== Provided material ==
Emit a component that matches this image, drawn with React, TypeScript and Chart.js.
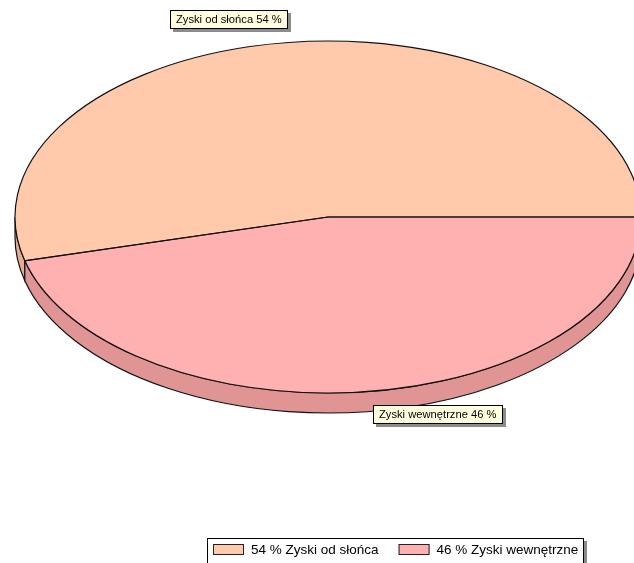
import { useEffect, useRef } from "react";
import { Chart, registerables } from "chart.js";

Chart.register(...registerables);

// Udział zysków ciepła
const categories = ["Zyski od słońca", "Zyski wewnętrzne"];
const shares = [54, 46];
const topColors = ["#FFC9AB", "#FFB0B0"];
const sideColors = ["#E5AC8F", "#E09494"];

// Geometria rzutu 3D (elipsa + grubość)
const CX = 328;
const CY = 217;
const RX = 313;
const RY = 176;
const DEPTH = 20;

const LABEL_FONT = "11.2px 'Liberation Sans', Arial, sans-serif";
const LEGEND_FONT = "13.5px 'Liberation Sans', Arial, sans-serif";

const total = shares.reduce((a, b) => a + b, 0);

function arcAngles(arc: any) {
  const p = arc.getProps(["startAngle", "endAngle"], true);
  return { s: p.startAngle as number, e: p.endAngle as number };
}

function drawBox(ctx: CanvasRenderingContext2D, x: number, y: number, w: number, h: number, text: string) {
  ctx.fillStyle = "#8c8c8c";
  ctx.fillRect(x + 3, y + 3, w, h);
  ctx.fillStyle = "#FFFFE0";
  ctx.fillRect(x, y, w, h);
  ctx.strokeStyle = "#000";
  ctx.lineWidth = 1;
  ctx.strokeRect(x + 0.5, y + 0.5, w - 1, h - 1);
  ctx.fillStyle = "#000";
  ctx.textBaseline = "middle";
  ctx.textAlign = "left";
  ctx.fillText(text, x + 6, y + h / 2 + 0.5);
}

const pie3d = {
  id: "pie3d",
  beforeDatasetsDraw(chart: any) {
    const ctx: CanvasRenderingContext2D = chart.ctx;
    const arcs = chart.getDatasetMeta(0).data;
    // boczne ścianki widoczne z przodu
    ctx.save();
    ctx.lineWidth = 1.2;
    ctx.strokeStyle = "#111";
    arcs.forEach((arc: any, i: number) => {
      const { s, e } = arcAngles(arc);
      for (let k = -2; k <= 2; k++) {
        const a = Math.max(s, 2 * Math.PI * k);
        const b = Math.min(e, 2 * Math.PI * k + Math.PI);
        if (b - a > 1e-6) {
          ctx.beginPath();
          ctx.ellipse(CX, CY, RX, RY, 0, a, b, false);
          ctx.ellipse(CX, CY + DEPTH, RX, RY, 0, b, a, true);
          ctx.closePath();
          ctx.fillStyle = sideColors[i];
          ctx.fill();
          ctx.stroke();
        }
      }
    });
    ctx.restore();
    // spłaszczenie koła do elipsy
    const a0 = arcs[0];
    ctx.save();
    ctx.translate(CX, CY);
    ctx.scale(RX / a0.outerRadius, RY / a0.outerRadius);
    ctx.translate(-a0.x, -a0.y);
  },
  afterDatasetsDraw(chart: any) {
    const ctx: CanvasRenderingContext2D = chart.ctx;
    ctx.restore();
    const arcs = chart.getDatasetMeta(0).data;
    ctx.save();
    ctx.lineWidth = 1.2;
    ctx.strokeStyle = "#111";
    arcs.forEach((arc: any) => {
      const { s, e } = arcAngles(arc);
      ctx.beginPath();
      ctx.moveTo(CX, CY);
      ctx.ellipse(CX, CY, RX, RY, 0, s, e, false);
      ctx.closePath();
      ctx.stroke();
    });
    ctx.restore();
  },
  afterDraw(chart: any) {
    const ctx: CanvasRenderingContext2D = chart.ctx;
    const arcs = chart.getDatasetMeta(0).data;
    ctx.save();
    // etykiety wycinków
    ctx.font = LABEL_FONT;
    arcs.forEach((arc: any, i: number) => {
      const { s, e } = arcAngles(arc);
      const m = (s + e) / 2;
      const c = Math.cos(m);
      const sn = Math.sin(m);
      const ax = CX + 2.5 + (RX + 26) * c;
      const ay = CY + (RY + 13) * sn;
      const text = `${categories[i]} ${shares[i]} %`;
      const w = Math.round(ctx.measureText(text).width) + 12;
      const h = 19;
      const x = Math.round(c < 0 ? ax - w : ax);
      const y = Math.round(sn < 0 ? ay - h : ay);
      drawBox(ctx, x, y, w, h, text);
    });
    // legenda
    ctx.font = LEGEND_FONT;
    const items = categories.map((cat, i) => `${shares[i]} % ${cat}`);
    const widths = items.map((t) => ctx.measureText(t).width);
    const lx = 207;
    const ly = 538;
    const sw = 31;
    const pad = 6;
    const gap = 7;
    const between = 20;
    const lw = Math.round(pad + widths.reduce((acc, w) => acc + sw + gap + w, 0) + between * (items.length - 1) + pad);
    const lh = 30;
    ctx.fillStyle = "#8c8c8c";
    ctx.fillRect(lx + 3, ly + 3, lw, lh);
    ctx.fillStyle = "#fff";
    ctx.fillRect(lx, ly, lw, lh);
    ctx.strokeStyle = "#000";
    ctx.lineWidth = 1;
    ctx.strokeRect(lx + 0.5, ly + 0.5, lw - 1, lh - 1);
    let x = lx + pad;
    items.forEach((t, i) => {
      ctx.fillStyle = topColors[i];
      ctx.fillRect(x, 544, sw, 11);
      ctx.strokeStyle = "#222";
      ctx.strokeRect(x + 0.5, 544.5, sw - 1, 10);
      ctx.fillStyle = "#000";
      ctx.textAlign = "left";
      ctx.textBaseline = "middle";
      ctx.fillText(t, x + sw + gap, 550);
      x += sw + gap + widths[i] + between;
    });
    ctx.restore();
  },
};

export default function App() {
  const ref = useRef<HTMLCanvasElement | null>(null);

  useEffect(() => {
    if (!ref.current) return;
    const rotation = 90 + (360 * (total - shares[0])) / total;
    const chart = new Chart(ref.current, {
      type: "pie",
      data: {
        labels: categories,
        datasets: [
          {
            data: shares,
            backgroundColor: topColors,
            borderWidth: 0,
            clip: false as any,
          },
        ],
      },
      options: {
        responsive: false,
        animation: false,
        events: [],
        rotation,
        layout: { padding: 0 },
        plugins: {
          legend: { display: false },
          tooltip: { enabled: false },
          title: { display: false },
        },
      },
      plugins: [pie3d as any],
    });
    return () => chart.destroy();
  }, []);

  return (
    <div style={{ position: "absolute", left: 0, top: 0, width: 634, height: 563, background: "#fff" }}>
      <canvas ref={ref} width={634} height={563} style={{ display: "block" }} />
    </div>
  );
}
===
_Work to be completed_: Set the lines above down again, word for word, from the first through the one containing "Chart.register(...registerables);"; pictures excluded.

_Result_:
Emit a component that matches this image, drawn with React, TypeScript and Chart.js.
import { useEffect, useRef } from "react";
import { Chart, registerables } from "chart.js";

Chart.register(...registerables);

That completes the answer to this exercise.